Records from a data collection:
● ● ●
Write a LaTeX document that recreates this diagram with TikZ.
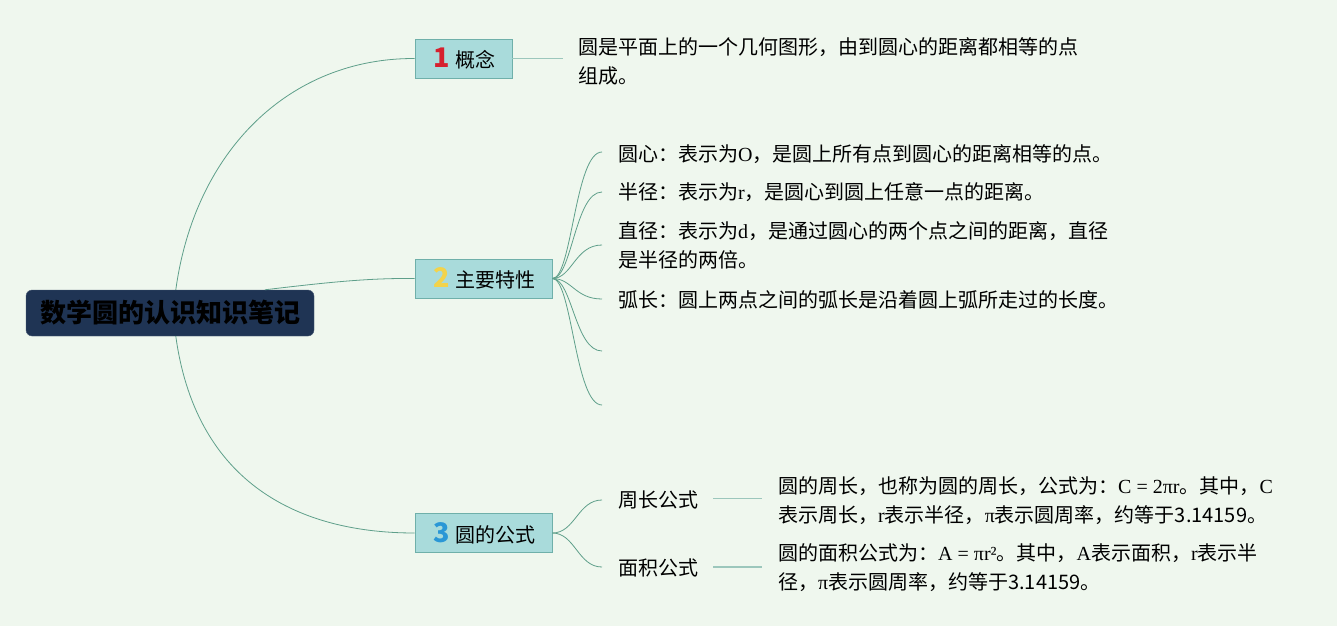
\documentclass[tikz,border=0pt]{standalone}
\usepackage{fontspec}
\setmainfont{Noto Sans CJK SC}
\newfontfamily\serf{Liberation Serif}
\newcommand\lt[1]{{\serf #1}}
\definecolor{bgc}{HTML}{EFF7EE}
\definecolor{linec}{HTML}{5E9F8A}
\definecolor{lightc}{HTML}{9CC7BC}
\definecolor{boxf}{HTML}{A9DBDB}
\definecolor{boxd}{HTML}{6FB0AA}
\definecolor{rootf}{HTML}{1F3454}
\definecolor{nred}{HTML}{D6202E}
\definecolor{nyel}{HTML}{F3D34A}
\definecolor{nblu}{HTML}{2A97D6}
\begin{document}
\begin{tikzpicture}[x=1pt,y=-1pt,
  conn/.style={draw=linec, line width=0.8pt},
  lconn/.style={draw=lightc, line width=1.2pt},
  topic/.style={draw=boxd, fill=boxf, line width=0.8pt, minimum height=39pt, inner sep=0pt, font=\fontsize{20}{24}\selectfont},
  txt/.style={inner sep=0pt, align=left, font=\fontsize{20}{29}\selectfont},
  rootbox/.style={fill=rootf, draw=rootf!80!white, rounded corners=6pt, minimum width=288pt, minimum height=46pt, inner sep=0pt, font=\fontsize{26}{30}\selectfont\bfseries}]
\useasboundingbox (0,0) rectangle (1337,626);
\fill[bgc] (0,0) rectangle (1337,626);

% root
\node[rootbox] (root) at (170,313) {数学圆的认识知识笔记};

% topics
\node[topic, minimum width=97pt] (c1) at (463.5,58.5) {\hspace*{2pt}\textcolor{nred}{\bfseries\fontsize{27}{27}\selectfont 1}\hspace{5pt}概念};
\node[topic, minimum width=137pt] (c2) at (483.5,278.5) {\hspace*{2pt}\textcolor{nyel}{\bfseries\fontsize{27}{27}\selectfont 2}\hspace{5pt}主要特性};
\node[topic, minimum width=137pt] (c3) at (483.5,533) {\hspace*{2pt}\textcolor{nblu}{\bfseries\fontsize{27}{27}\selectfont 3}\hspace{5pt}圆的公式};

% root connectors
\draw[conn] (root.north west) ++(150,0) coordinate (r1)
  (r1) .. controls (195,150) and (290,58) .. (c1.west);
\draw[conn] (root.north west) ++(239,0) coordinate (r2)
  (r2) .. controls (330,282) and (370,278) .. (c2.west);
\draw[conn] (root.south west) ++(150,0) coordinate (r3)
  (r3) .. controls (195,476) and (290,533) .. (c3.west);

% concept
\coordinate (e1) at (563,58.5);
\draw[lconn] (c1.east) -- (e1);
\node[txt, anchor=west] (t1) at (578,61) {圆是平面上的一个几何图形，由到圆心的距离都相等的点\\组成。};

% features
\coordinate (f1) at (602,152);
\coordinate (f2) at (602,192);
\coordinate (f3) at (602,245);
\coordinate (f4) at (602,299);
\coordinate (f5) at (602,351);
\coordinate (f6) at (602,405);
\draw[conn] (c2.east) .. controls (572,278.5) and (575,152) .. (f1);
\draw[conn] (c2.east) .. controls (572,278.5) and (575,192) .. (f2);
\draw[conn] (c2.east) .. controls (572,278.5) and (575,245) .. (f3);
\draw[conn] (c2.east) .. controls (572,278.5) and (575,299) .. (f4);
\draw[conn] (c2.east) .. controls (572,278.5) and (575,351) .. (f5);
\draw[conn] (c2.east) .. controls (572,278.5) and (575,405) .. (f6);
\node[txt, anchor=west] (s1) at (618,154) {圆心：表示为\lt{O}，是圆上所有点到圆心的距离相等的点。};
\node[txt, anchor=west] (s2) at (618,192) {半径：表示为\lt{r}，是圆心到圆上任意一点的距离。};
\node[txt, anchor=west] (s3) at (618,245.5) {直径：表示为\lt{d}，是通过圆心的两个点之间的距离，直径\\是半径的两倍。};
\node[txt, anchor=west] (s4) at (618,300) {弧长：圆上两点之间的弧长是沿着圆上弧所走过的长度。};

% formulas
\coordinate (g1) at (602,500);
\coordinate (g2) at (602,567);
\draw[conn] (c3.east) .. controls (575,533) and (578,500) .. (g1);
\draw[conn] (c3.east) .. controls (575,533) and (578,567) .. (g2);
\node[txt, anchor=west] (p1) at (618,500) {周长公式};
\node[txt, anchor=west] (p2) at (618,568) {面积公式};
\coordinate (h1) at (762,498.5);
\coordinate (h2) at (762,567);
\draw[lconn] (p1.east) ++(15,-1.5) coordinate (k1) (k1) -- (h1);
\draw[lconn] (p2.east) ++(15,-1) coordinate (k2) (k2) -- (h2);
\node[txt, anchor=west] (q1) at (778,501) {圆的周长，也称为圆的周长，公式为：\lt{C = 2πr}。其中，\lt{C}\\表示周长，\lt{r}表示半径，\lt{π}表示圆周率，约等于3.14159。};
\node[txt, anchor=west] (q2) at (778,568) {圆的面积公式为：\lt{A = πr²}。其中，\lt{A}表示面积，\lt{r}表示半\\径，\lt{π}表示圆周率，约等于3.14159。};
\end{tikzpicture}
\end{document}
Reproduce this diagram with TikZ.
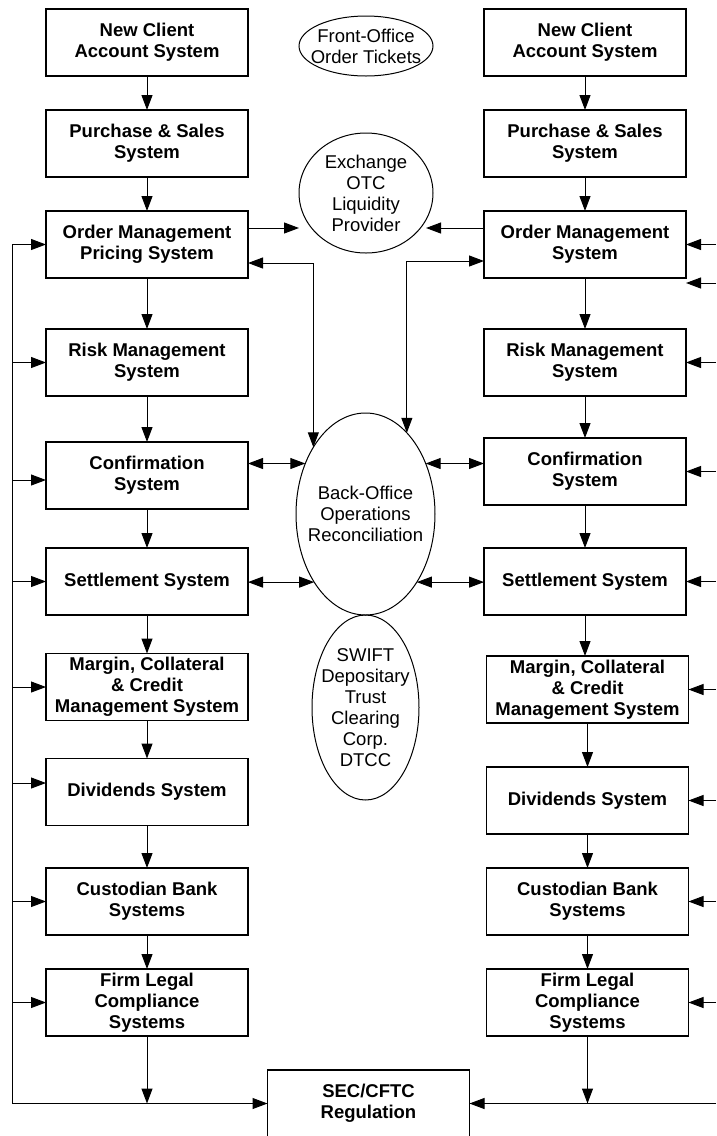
\documentclass[tikz,border=0pt]{standalone}
\usepackage{fontspec}
\setmainfont{Liberation Sans}
\usetikzlibrary{arrows.meta,shapes.geometric}
\tikzset{
    sys_box/.style = {
        draw=black,
        line width=1.2pt,
        minimum width=202pt,
        minimum height=67pt,
        inner sep=0pt,
        outer sep=0pt,
        align=center,
        font=\fontsize{18.5}{21}\selectfont\bfseries
    },
    hub_oval/.style = {
        ellipse,
        draw=black,
        line width=1pt,
        inner xsep=-12pt,
        inner ysep=-2pt,
        outer sep=0pt,
        align=center,
        font=\fontsize{18.5}{21}\selectfont
    },
    flow_line/.style = {
        draw=black,
        line width=1pt
    },
    flow_arrow/.style = {
        flow_line,
        -{Triangle[length=15pt,width=11pt]}
    },
    both_arrow/.style = {
        flow_line,
        {Triangle[length=15pt,width=11pt]}-{Triangle[length=15pt,width=11pt]}
    },
}
\begin{document}
\begin{tikzpicture}[x=1pt, y=-1pt]
                \useasboundingbox (0, 0) rectangle (716, 1136);
                \coordinate (rail_l) at (12, 0);
                \coordinate (rail_r) at (716, 0);

                \node[sys_box] (nca_l) at (147, 42.5) {New Client\\Account System};
                \node[sys_box] (pss_l) at (147, 143.5) {Purchase \& Sales\\System};
                \node[sys_box] (oms_l) at (147, 244.5) {Order Management\\Pricing System};
                \node[sys_box] (rms_l) at (147, 362.5) {Risk Management\\System};
                \node[sys_box] (conf_l) at (147, 475.5) {Confirmation\\System};
                \node[sys_box] (sett_l) at (147, 581.5) {Settlement System};
                \node[sys_box] (marg_l) at (147, 687) {Margin, Collateral\\\& Credit\\Management System};
                \node[sys_box] (div_l) at (147, 792) {Dividends System};
                \node[sys_box] (cust_l) at (147, 901.5) {Custodian Bank\\Systems};
                \node[sys_box] (flc_l) at (147, 1002.5) {Firm Legal\\Compliance\\Systems};

                \node[sys_box] (nca_r) at (585, 42.5) {New Client\\Account System};
                \node[sys_box] (pss_r) at (585, 143.5) {Purchase \& Sales\\System};
                \node[sys_box] (oms_r) at (585, 244.5) {Order Management\\System};
                \node[sys_box] (rms_r) at (585, 362.5) {Risk Management\\System};
                \node[sys_box] (conf_r) at (585, 471.5) {Confirmation\\System};
                \node[sys_box] (sett_r) at (585, 581.5) {Settlement System};
                \node[sys_box] (marg_r) at (587.5, 689.5) {Margin, Collateral\\\& Credit\\Management System};
                \node[sys_box] (div_r) at (587.5, 800.5) {Dividends System};
                \node[sys_box] (cust_r) at (587.5, 901.5) {Custodian Bank\\Systems};
                \node[sys_box] (flc_r) at (587.5, 1002.5) {Firm Legal\\Compliance\\Systems};

                \node[hub_oval, minimum width=134pt, minimum height=60pt] (fo) at (366, 46) {Front-Office\\Order Tickets};
                \node[hub_oval, minimum width=134pt, minimum height=120pt] (exch) at (366, 193) {Exchange\\OTC\\Liquidity\\Provider};
                \node[hub_oval, minimum width=139pt, minimum height=202pt] (bo) at (365.5, 514) {Back-Office\\Operations\\Reconciliation};
                \node[hub_oval, minimum width=107pt, minimum height=185pt] (swift) at (365.5, 707.5) {SWIFT\\Depositary\\Trust\\Clearing\\Corp.\\DTCC};
                \node[sys_box] (sec) at (368.5, 1103.5) {SEC/CFTC\\Regulation};

                \coordinate (oms_l_out) at ([yshift=16.5pt]oms_l.east);
                \coordinate (oms_r_out) at ([yshift=16.5pt]oms_r.west);
                \coordinate (exch_r) at ([xshift=-7pt]exch.east);
                \coordinate (oms_l_back) at ([yshift=-18.5pt]oms_l.east);
                \coordinate (oms_r_back) at ([yshift=-16.5pt]oms_r.west);
                \coordinate (oms_r_low) at ([yshift=-38.5pt]oms_r.east);
                \coordinate (conf_l_in) at ([yshift=-4.5pt]conf_l.west);
                \coordinate (div_l_in) at ([yshift=9pt]div_l.west);

                \draw[flow_arrow] (nca_l) -- (pss_l);
                \draw[flow_arrow] (pss_l) -- (oms_l);
                \draw[flow_arrow] (oms_l) -- (rms_l);
                \draw[flow_arrow] (rms_l) -- (conf_l);
                \draw[flow_arrow] (conf_l) -- (sett_l);
                \draw[flow_arrow] (sett_l) -- (marg_l);
                \draw[flow_arrow] (marg_l) -- (div_l);
                \draw[flow_arrow] (div_l) -- (cust_l);
                \draw[flow_arrow] (cust_l) -- (flc_l);
                \draw[flow_arrow] (flc_l.south) -- (flc_l.south |- sec.west);

                \draw[flow_arrow] (nca_r) -- (pss_r);
                \draw[flow_arrow] (pss_r) -- (oms_r);
                \draw[flow_arrow] (oms_r) -- (rms_r);
                \draw[flow_arrow] (rms_r) -- (conf_r);
                \draw[flow_arrow] (conf_r) -- (sett_r);
                \draw[flow_arrow] (sett_r.south) -- (sett_r.south |- marg_r.north);
                \draw[flow_arrow] (marg_r) -- (div_r);
                \draw[flow_arrow] (div_r) -- (cust_r);
                \draw[flow_arrow] (cust_r) -- (flc_r);
                \draw[flow_arrow] (flc_r.south) -- (flc_r.south |- sec.east);

                \draw[flow_arrow] (oms_l_out) -- (oms_l_out -| exch.west);
                \draw[flow_arrow] (oms_r_out) -- (oms_r_out -| exch_r);
                \draw[both_arrow] (oms_l_back) -| (bo.128);
                \draw[both_arrow] (oms_r_back) -| (bo.63);
                \draw[both_arrow] (bo.140 -| conf_l.east) -- (bo.140);
                \draw[both_arrow] (bo.40) -- (bo.40 -| conf_r.west);
                \draw[both_arrow] (bo.233 -| sett_l.east) -- (bo.233);
                \draw[both_arrow] (bo.307) -- (bo.307 -| sett_r.west);

                \draw[flow_arrow] (rail_l |- sec.west) |- (oms_l.west);
                \draw[flow_arrow] (rail_l |- sec.west) -- (sec.west);
                \draw[flow_arrow] (rail_l |- rms_l.west) -- (rms_l.west);
                \draw[flow_arrow] (rail_l |- conf_l_in) -- (conf_l_in);
                \draw[flow_arrow] (rail_l |- sett_l.west) -- (sett_l.west);
                \draw[flow_arrow] (rail_l |- marg_l.west) -- (marg_l.west);
                \draw[flow_arrow] (rail_l |- div_l_in) -- (div_l_in);
                \draw[flow_arrow] (rail_l |- cust_l.west) -- (cust_l.west);
                \draw[flow_arrow] (rail_l |- flc_l.west) -- (flc_l.west);

                \draw[flow_arrow] (rail_r |- oms_r.east) -- (oms_r.east);
                \draw[flow_arrow] (rail_r |- oms_r_low) -- (oms_r_low);
                \draw[flow_arrow] (rail_r |- rms_r.east) -- (rms_r.east);
                \draw[flow_arrow] (rail_r |- conf_r.east) -- (conf_r.east);
                \draw[flow_arrow] (rail_r |- sett_r.east) -- (sett_r.east);
                \draw[flow_arrow] (rail_r |- marg_r.east) -- (marg_r.east);
                \draw[flow_arrow] (rail_r |- div_r.east) -- (div_r.east);
                \draw[flow_arrow] (rail_r |- cust_r.east) -- (cust_r.east);
                \draw[flow_arrow] (rail_r |- flc_r.east) -- (flc_r.east);
                \draw[flow_arrow] (rail_r |- sec.east) -- (sec.east);
            \end{tikzpicture}
\end{document}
● ● ●
### WRITTEN PROBLEM
Leave the pictures out and copy exactly the lines from the one with "Reproduce this diagram with TikZ." to the one with "at (716, 0);", both included.

### EXERCISE OUTPUT
Reproduce this diagram with TikZ.
\documentclass[tikz,border=0pt]{standalone}
\usepackage{fontspec}
\setmainfont{Liberation Sans}
\usetikzlibrary{arrows.meta,shapes.geometric}
\tikzset{
    sys_box/.style = {
        draw=black,
        line width=1.2pt,
        minimum width=202pt,
        minimum height=67pt,
        inner sep=0pt,
        outer sep=0pt,
        align=center,
        font=\fontsize{18.5}{21}\selectfont\bfseries
    },
    hub_oval/.style = {
        ellipse,
        draw=black,
        line width=1pt,
        inner xsep=-12pt,
        inner ysep=-2pt,
        outer sep=0pt,
        align=center,
        font=\fontsize{18.5}{21}\selectfont
    },
    flow_line/.style = {
        draw=black,
        line width=1pt
    },
    flow_arrow/.style = {
        flow_line,
        -{Triangle[length=15pt,width=11pt]}
    },
    both_arrow/.style = {
        flow_line,
        {Triangle[length=15pt,width=11pt]}-{Triangle[length=15pt,width=11pt]}
    },
}
\begin{document}
\begin{tikzpicture}[x=1pt, y=-1pt]
                \useasboundingbox (0, 0) rectangle (716, 1136);
                \coordinate (rail_l) at (12, 0);
                \coordinate (rail_r) at (716, 0);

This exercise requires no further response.